Я еще не зарегистрировался в полиции, поскольку не был уверен, что мне следует здесь оставаться. По соседству жил один из моих дядьев, и я думал, что, может быть, он сможет объяснить мне, что происходит, и посоветует, как мне быть дальше. Утром я отправился в его дом. Открыв мне дверь, моя тетка была изумлена, потому что не ожидала увидеть меня. Она быстро повела меня внутрь. Дяди дома не было. Новости были плохими. Тетка сказала мне, что любой, признавшийся в том, что он бывший солдат, но не имевший документов, сразу же будет отправлен в тюрьму. Кроме того, она дала мне понять, что мой дядя ничем не смог бы мне помочь, даже если бы у меня были на руках документы из русского лагеря и от польских властей в Забже.
Когда она сказала мне все это, я на минуту замер, чтобы поразмыслить, как я должен теперь поступить. Мне было понятно, что не следует снова идти в полицию. Много лет назад я помог моему дяде в решении одной проблемы. И я думал, что он пожелает отблагодарить меня за это. Тот факт, что он ничего не сможет сделать, означал, что я оказался в очень плохом положении. Подняв взгляд на тетку, я сказал, что всегда смогу обратиться за помощью к Богу.
Моя тетка явно испытывала неловкость от моего присутствия в ее доме, поэтому я решил как можно скорее уйти. Я быстро шел по улицам обратно к себе домой. Я объяснил семье, что мы не сможем здесь оставаться. Я чувствовал, что лучшим местом для нас будет дом моих родителей. Я собрал пожитки, которые сын хранил под досками пола. Вместе мы собрали столько, сколько могли унести, и пошли к железнодорожной станции. Когда мы выходили из дому, я в последний раз оглянулся назад, думая о том, увижу ли я свой дом снова. Мне было грустно оставлять его. Мне пришлось испытать столько лишений, для того чтобы просто выжить, чтобы вернуться сюда. И вот всего через один день мне уже приходилось оставлять его.

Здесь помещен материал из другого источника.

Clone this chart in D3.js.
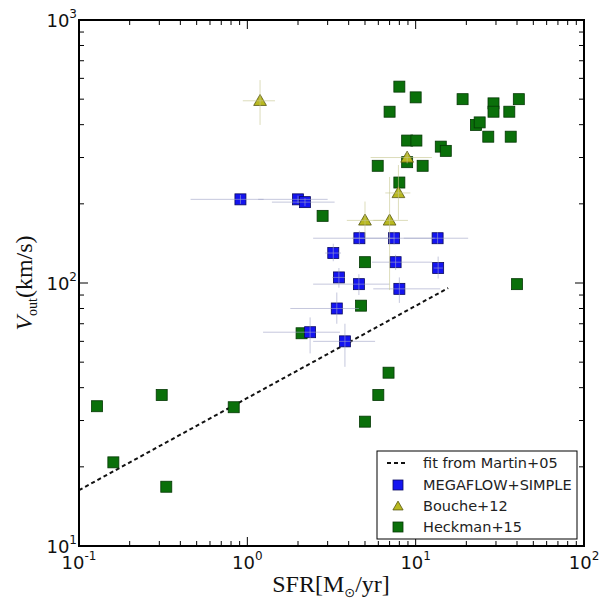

Мы сели на поезд, который направлялся на запад через Одер в сторону чехословацкой границы в Глац. В поезде со всеми поляками, которые обращались ко мне, я говорил по-русски. А своей семье я сказал вообще не говорить ни слова. В поезде ехали два русских офицера. Я хотел, чтобы поляки, решив, что и я был одним из тех русских, оставили меня в покое. Это сработало. От Глаца было совсем недалеко до Бад-Кудовы. Мы добрались до дома моих родителей поздно вечером. Они жили на просторной вилле на опушке леса, совсем рядом с чешской границей, которая проходила по холму над городом. Открыв дверь, оба испытали шок, увидев нас, так как знали, что я пропал без вести. В доме мы снова рассказали друг другу наши истории. Я с грустью узнал, что и в Бад-Кудове дела обстоят так же, как в Глейвице. Это значило, что и здесь я не мог зарегистрироваться в полицейском участке. Нам всем следовало держаться подальше от посторонних взглядов и от властей, пока не минует опасность. И мы не знали, как долго это будет продолжаться.
Безопасность стала для нас большой проблемой, однако вскоре вдобавок к ней появилась еще одна. После войны продукты стали большим дефицитом, и у нас было мало средств, чтобы добыть их. Я не мог открыто пойти в город и что-нибудь там покупать. Кроме того, для меня было почти невозможно получить работу, чтобы содержать нашу большую, разросшуюся семью. Теперь в ней стало много ртов, которые было необходимо кормить. Мне нужно было начинать поиски еды. Каждое утро я вставал очень рано и отправлялся в лес за грибами. По ночам я шел в поля, откуда приносил украденные там картошку, капусту и капусту кольраби. Я не испытывал стыда: я делал то, что должен был делать, чтобы выжить. Мне нужно было приносить в дом достаточно еды, чтобы прокормить семерых человек.